— start of Collected material —
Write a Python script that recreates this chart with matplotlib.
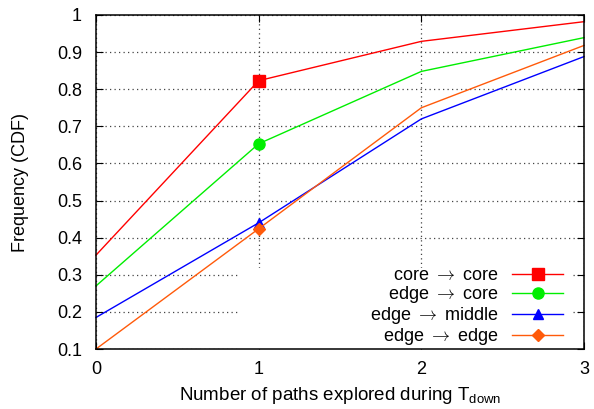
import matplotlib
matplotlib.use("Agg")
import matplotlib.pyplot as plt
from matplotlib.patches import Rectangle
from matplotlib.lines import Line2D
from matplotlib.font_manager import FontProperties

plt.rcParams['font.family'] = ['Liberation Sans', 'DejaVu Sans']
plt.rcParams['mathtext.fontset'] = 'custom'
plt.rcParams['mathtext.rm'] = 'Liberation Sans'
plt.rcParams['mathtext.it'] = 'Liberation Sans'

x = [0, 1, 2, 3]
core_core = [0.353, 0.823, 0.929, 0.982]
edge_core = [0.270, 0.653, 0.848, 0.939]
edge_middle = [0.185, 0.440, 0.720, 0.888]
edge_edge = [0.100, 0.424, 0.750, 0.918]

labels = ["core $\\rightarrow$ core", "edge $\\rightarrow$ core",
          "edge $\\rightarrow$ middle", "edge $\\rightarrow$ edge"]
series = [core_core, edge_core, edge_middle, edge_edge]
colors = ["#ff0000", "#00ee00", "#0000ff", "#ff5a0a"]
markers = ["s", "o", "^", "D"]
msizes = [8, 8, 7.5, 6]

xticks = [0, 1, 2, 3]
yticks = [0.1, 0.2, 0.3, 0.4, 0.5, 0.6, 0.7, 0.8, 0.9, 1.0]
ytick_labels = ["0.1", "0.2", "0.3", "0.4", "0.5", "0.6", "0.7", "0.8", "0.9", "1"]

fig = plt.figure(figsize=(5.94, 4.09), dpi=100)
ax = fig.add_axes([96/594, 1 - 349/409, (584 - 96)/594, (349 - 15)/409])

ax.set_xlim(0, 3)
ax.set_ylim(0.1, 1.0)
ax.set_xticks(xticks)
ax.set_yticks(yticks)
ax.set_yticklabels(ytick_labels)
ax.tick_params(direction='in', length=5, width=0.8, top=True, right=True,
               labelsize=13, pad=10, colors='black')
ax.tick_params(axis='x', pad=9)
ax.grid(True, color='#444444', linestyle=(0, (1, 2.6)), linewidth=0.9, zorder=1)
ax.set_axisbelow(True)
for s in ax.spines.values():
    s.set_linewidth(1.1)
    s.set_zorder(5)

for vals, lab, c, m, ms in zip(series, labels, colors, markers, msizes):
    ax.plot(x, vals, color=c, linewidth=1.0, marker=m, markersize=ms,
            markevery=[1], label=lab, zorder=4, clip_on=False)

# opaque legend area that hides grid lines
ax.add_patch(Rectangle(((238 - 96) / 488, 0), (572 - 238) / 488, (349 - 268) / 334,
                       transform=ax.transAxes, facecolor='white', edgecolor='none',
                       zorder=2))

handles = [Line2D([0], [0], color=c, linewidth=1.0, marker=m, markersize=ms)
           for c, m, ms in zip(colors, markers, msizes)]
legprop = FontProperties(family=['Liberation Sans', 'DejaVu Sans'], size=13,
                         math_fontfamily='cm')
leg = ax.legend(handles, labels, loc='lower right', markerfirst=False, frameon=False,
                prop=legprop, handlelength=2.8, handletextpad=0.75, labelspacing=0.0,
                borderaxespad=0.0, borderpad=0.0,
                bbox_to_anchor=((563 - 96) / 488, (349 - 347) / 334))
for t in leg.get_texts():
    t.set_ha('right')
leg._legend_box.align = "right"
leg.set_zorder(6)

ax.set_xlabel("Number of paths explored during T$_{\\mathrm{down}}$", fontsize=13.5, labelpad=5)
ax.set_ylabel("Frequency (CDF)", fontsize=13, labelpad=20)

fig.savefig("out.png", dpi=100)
— end of Collected material —
▶ **What this task involves**:
What is needed is an exact reproduction of the data, pictures excluded.

▶ **Solution**:
Write a Python script that recreates this chart with matplotlib.
import matplotlib
matplotlib.use("Agg")
import matplotlib.pyplot as plt
from matplotlib.patches import Rectangle
from matplotlib.lines import Line2D
from matplotlib.font_manager import FontProperties

plt.rcParams['font.family'] = ['Liberation Sans', 'DejaVu Sans']
plt.rcParams['mathtext.fontset'] = 'custom'
plt.rcParams['mathtext.rm'] = 'Liberation Sans'
plt.rcParams['mathtext.it'] = 'Liberation Sans'

x = [0, 1, 2, 3]
core_core = [0.353, 0.823, 0.929, 0.982]
edge_core = [0.270, 0.653, 0.848, 0.939]
edge_middle = [0.185, 0.440, 0.720, 0.888]
edge_edge = [0.100, 0.424, 0.750, 0.918]

labels = ["core $\\rightarrow$ core", "edge $\\rightarrow$ core",
          "edge $\\rightarrow$ middle", "edge $\\rightarrow$ edge"]
series = [core_core, edge_core, edge_middle, edge_edge]
colors = ["#ff0000", "#00ee00", "#0000ff", "#ff5a0a"]
markers = ["s", "o", "^", "D"]
msizes = [8, 8, 7.5, 6]

xticks = [0, 1, 2, 3]
yticks = [0.1, 0.2, 0.3, 0.4, 0.5, 0.6, 0.7, 0.8, 0.9, 1.0]
ytick_labels = ["0.1", "0.2", "0.3", "0.4", "0.5", "0.6", "0.7", "0.8", "0.9", "1"]

fig = plt.figure(figsize=(5.94, 4.09), dpi=100)
ax = fig.add_axes([96/594, 1 - 349/409, (584 - 96)/594, (349 - 15)/409])

ax.set_xlim(0, 3)
ax.set_ylim(0.1, 1.0)
ax.set_xticks(xticks)
ax.set_yticks(yticks)
ax.set_yticklabels(ytick_labels)
ax.tick_params(direction='in', length=5, width=0.8, top=True, right=True,
               labelsize=13, pad=10, colors='black')
ax.tick_params(axis='x', pad=9)
ax.grid(True, color='#444444', linestyle=(0, (1, 2.6)), linewidth=0.9, zorder=1)
ax.set_axisbelow(True)
for s in ax.spines.values():
    s.set_linewidth(1.1)
    s.set_zorder(5)

for vals, lab, c, m, ms in zip(series, labels, colors, markers, msizes):
    ax.plot(x, vals, color=c, linewidth=1.0, marker=m, markersize=ms,
            markevery=[1], label=lab, zorder=4, clip_on=False)

# opaque legend area that hides grid lines
ax.add_patch(Rectangle(((238 - 96) / 488, 0), (572 - 238) / 488, (349 - 268) / 334,
                       transform=ax.transAxes, facecolor='white', edgecolor='none',
                       zorder=2))

handles = [Line2D([0], [0], color=c, linewidth=1.0, marker=m, markersize=ms)
           for c, m, ms in zip(colors, markers, msizes)]
legprop = FontProperties(family=['Liberation Sans', 'DejaVu Sans'], size=13,
                         math_fontfamily='cm')
leg = ax.legend(handles, labels, loc='lower right', markerfirst=False, frameon=False,
                prop=legprop, handlelength=2.8, handletextpad=0.75, labelspacing=0.0,
                borderaxespad=0.0, borderpad=0.0,
                bbox_to_anchor=((563 - 96) / 488, (349 - 347) / 334))
for t in leg.get_texts():
    t.set_ha('right')
leg._legend_box.align = "right"
leg.set_zorder(6)

ax.set_xlabel("Number of paths explored during T$_{\\mathrm{down}}$", fontsize=13.5, labelpad=5)
ax.set_ylabel("Frequency (CDF)", fontsize=13, labelpad=20)

fig.savefig("out.png", dpi=100)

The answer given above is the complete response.